[Data shown]

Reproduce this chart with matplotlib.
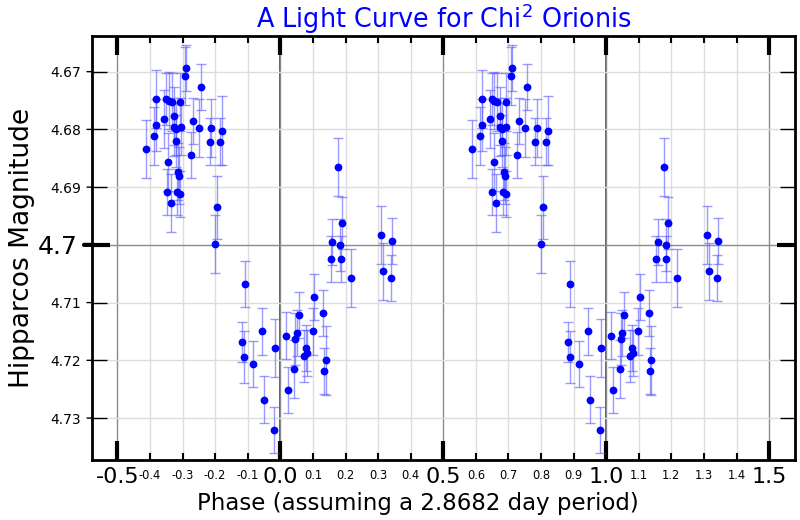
import matplotlib
matplotlib.use("Agg")
import matplotlib.pyplot as plt
import numpy as np
from matplotlib.ticker import MultipleLocator, FixedLocator, FormatStrFormatter

# phase in [-0.5, 0.5), Hipparcos magnitude, error
phase = [-0.412, -0.381, -0.381, -0.387, -0.356, -0.352, -0.343, -0.334, -0.325, -0.309,
         -0.326, -0.319, -0.306, -0.319, -0.344, -0.313, -0.312, -0.349, -0.337, -0.316,
         -0.309, -0.292, -0.288, -0.268, -0.275, -0.249, -0.244, -0.212, -0.217, -0.180,
         -0.185, -0.195, -0.200, -0.110, -0.118, -0.112, -0.083, -0.056, -0.051, -0.015,
         -0.020, 0.016, 0.022, 0.041, 0.046, 0.050, 0.056, 0.072, 0.078, 0.082,
         0.099, 0.104, 0.130, 0.139, 0.135, 0.154, 0.159, 0.178, 0.183, 0.185,
         0.190, 0.217, 0.309, 0.314, 0.344, 0.340]
mag = [4.6834, 4.6747, 4.6792, 4.6812, 4.6782, 4.6747, 4.6750, 4.6752, 4.6777, 4.6752,
       4.6796, 4.6800, 4.6795, 4.6820, 4.6856, 4.6873, 4.6880, 4.6908, 4.6928, 4.6909,
       4.6912, 4.6708, 4.6693, 4.6785, 4.6845, 4.6798, 4.6727, 4.6798, 4.6821, 4.6802,
       4.6821, 4.6935, 4.6998, 4.7068, 4.7168, 4.7194, 4.7207, 4.7150, 4.7268, 4.7179,
       4.7321, 4.7157, 4.7252, 4.7215, 4.7163, 4.7153, 4.7122, 4.7192, 4.7178, 4.7187,
       4.7150, 4.7091, 4.7118, 4.7200, 4.7219, 4.7025, 4.6995, 4.6865, 4.7000, 4.7025,
       4.6962, 4.7057, 4.6983, 4.7046, 4.6993, 4.7057]
err = [0.005, 0.005, 0.0045, 0.005, 0.005, 0.0045, 0.005, 0.005, 0.005, 0.005,
       0.005, 0.0045, 0.005, 0.0045, 0.005, 0.005, 0.005, 0.004, 0.005, 0.004,
       0.004, 0.005, 0.004, 0.004, 0.004, 0.005, 0.004, 0.005, 0.004, 0.006,
       0.004, 0.0055, 0.005, 0.004, 0.0035, 0.0045, 0.004, 0.004, 0.004, 0.005,
       0.004, 0.004, 0.004, 0.005, 0.0045, 0.004, 0.004, 0.0045, 0.004, 0.004,
       0.004, 0.004, 0.004, 0.006, 0.004, 0.004, 0.004, 0.005, 0.0045, 0.004,
       0.0045, 0.005, 0.005, 0.005, 0.004, 0.004]

period = 2.8682
x_major = [-0.5, 0.0, 0.5, 1.0, 1.5]
y_minor = [4.67, 4.68, 4.69, 4.71, 4.72, 4.73]
y_major = [4.7]

fig = plt.figure(figsize=(8, 5.2), dpi=100)
ax = fig.add_axes([0.115, 0.115, 0.879, 0.816])

ph = np.array(phase)
for shift in (0.0, 1.0):
    ax.errorbar(ph + shift, mag, yerr=err, fmt="none", ecolor=(0.35, 0.35, 1.0),
                alpha=0.6, elinewidth=1, capsize=3.5, capthick=1, zorder=3)
    ax.plot(ph + shift, mag, "o", color="blue", ms=4.6, zorder=4)

ax.set_xlim(-0.578, 1.58)
ax.set_ylim(4.7373, 4.6638)

ax.xaxis.set_major_locator(FixedLocator(x_major))
ax.xaxis.set_minor_locator(MultipleLocator(0.1))
ax.xaxis.set_major_formatter(FormatStrFormatter("%.1f"))
ax.xaxis.set_minor_formatter(FormatStrFormatter("%.1f"))
ax.yaxis.set_major_locator(FixedLocator(y_major))
ax.yaxis.set_minor_locator(FixedLocator(y_minor))
ax.yaxis.set_major_formatter(FormatStrFormatter("%.1f"))
ax.yaxis.set_minor_formatter(FormatStrFormatter("%.2f"))

ax.grid(which="minor", color="#dddddd", lw=1, zorder=0)
ax.grid(which="major", color="#8a8a8a", lw=1, zorder=1)
for xv in (0.0, 1.0):
    ax.axvline(xv, color="#505050", lw=1.3, zorder=1)

ax.tick_params(axis="x", which="major", direction="in", top=True, length=14, width=3,
               labelsize=16, pad=5)
ax.tick_params(axis="x", which="minor", direction="in", top=True, length=5, width=1.5,
               labelsize=8.3, pad=6)
ax.tick_params(axis="y", which="major", direction="in", left=True, right=True, length=13,
               width=3, labelsize=18, pad=10)
ax.tick_params(axis="y", which="minor", direction="in", left=True, right=True, length=11,
               width=1, labelsize=10, pad=8)
# short outward stubs on the left side only
for yv, w, ln in [(4.7, 3, 8)] + [(v, 1, 5) for v in y_minor]:
    ax.annotate("", xy=(0, yv), xycoords=("axes fraction", "data"),
                xytext=(-ln, 0), textcoords="offset pixels",
                arrowprops=dict(arrowstyle="-", lw=w, color="black",
                                shrinkA=0, shrinkB=0), annotation_clip=False)

for sp in ax.spines.values():
    sp.set_linewidth(2)

ax.set_title("A Light Curve for Chi$^2$ Orionis", color="blue", fontsize=18.4, pad=6)
ax.set_xlabel("Phase (assuming a %.4f day period)" % period, fontsize=16.5, labelpad=2)
ax.xaxis.set_label_coords(0.464, -0.075)
ax.set_ylabel("Hipparcos Magnitude", fontsize=19, labelpad=2)

fig.savefig("out.png", dpi=100)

[Exercise task]
Return exactly what appears from the opening line of the material through the line with "from matplotlib.ticker import", apart from the pictures.

[Task result]
Reproduce this chart with matplotlib.
import matplotlib
matplotlib.use("Agg")
import matplotlib.pyplot as plt
import numpy as np
from matplotlib.ticker import MultipleLocator, FixedLocator, FormatStrFormatter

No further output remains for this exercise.